Belfast Telegraph

Teenager Amy Uprichard defied cancer and chemo to fulfil her ballet dream


Nothing was going to stand in the way of Amy Uprichard's dreams of becoming a star ballet dancer.

Not even when the teenager was facing a shock diagnosis of cancer.

The 17-year-old was undergoing chemotherapy last year when the chance to audition for the English Youth Ballet came up.

She knew it was too good an opportunity to pass up – so made an impassioned plea to doctors for a break from chemotherapy so she could try out for an upcoming production of The Sleeping Beauty. Her determination and bravery paid off.

The teen, who was diagnosed with acute myeloid leukaemia in May last year, will be performing at the Grand Opera House later this month after she bagged a coveted role as a soloist in November.

Amy explained that nothing was going to stand in her way.

"I just said to my doctor that it was something that I would love to do and there aren't many opportunities like this," she said. "He said that as long as I felt fine, he was happy enough to let me go.

"He told me that I would have to go straight from the hospital during the chemo and come straight back again after the audition to carry on the treatment."

Amy's mother brought her dance kit to hospital and then straight to the audition for the Grand Opera House. Amy started treatment a couple of days after diagnosis at the Belfast City Hospital in 2013 and had to spend five weeks in hospital because of immune system problems.

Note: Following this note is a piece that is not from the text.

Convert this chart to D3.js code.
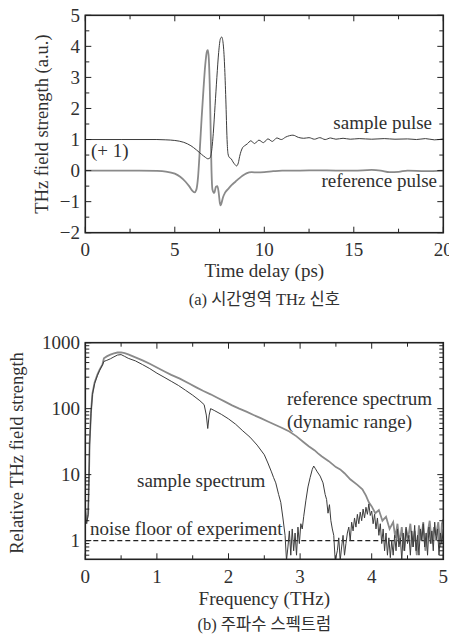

"I still got up and danced around the ward though," she said.

"The chemotherapy started off for the first 10 days and that would wipe out my immune system so it had to be built back up before I was allowed to leave hospital.

"I had four sessions of chemotherapy in all – May, July, September and the last treatment which was the strongest of them all was in November.

"It was during that last treatment that I went to the audition for The Sleeping Beauty."

The adrenalin-fuelled audition for The Sleeping Beauty went well and now Amy is taking part in three shows at the Grand Opera House in Belfast on April 25 and 26. "At the audition I felt really strong and I actually came out of it really pleased with how I did," explained Amy.

"I didn't think that I would've lasted the whole time, especially with the amount of people there was at the audition.

"I think I got by on the adrenaline actually as I was thinking 'I really want this!'

"My mum and my two sisters all watched the audition and I think my mum was nervous that my energy might not last."

She was particularly pleased to be offered a prestigious solo role.

"I dance as one of Aurora's Relatives in the prologue and Act I and then I dance in the Jewel Ballet in Act III and I have a solo which I haven't started rehearsing yet," she said. "I'm really excited as I have never performed a ballet solo on a big stage before."

Dancing with EYB has given Amy confidence and she is determined to pursue dance as a career.

"Last year I was meant to go to ballet school in Scotland at a professional college called Ballet West but my illness meant that I couldn't take up the place," she said.

"I would love to be a professional ballet dancer."

Following medical tests at the start of the year, Amy was informed there was no cancer in her bone marrow and she is now tested every six weeks.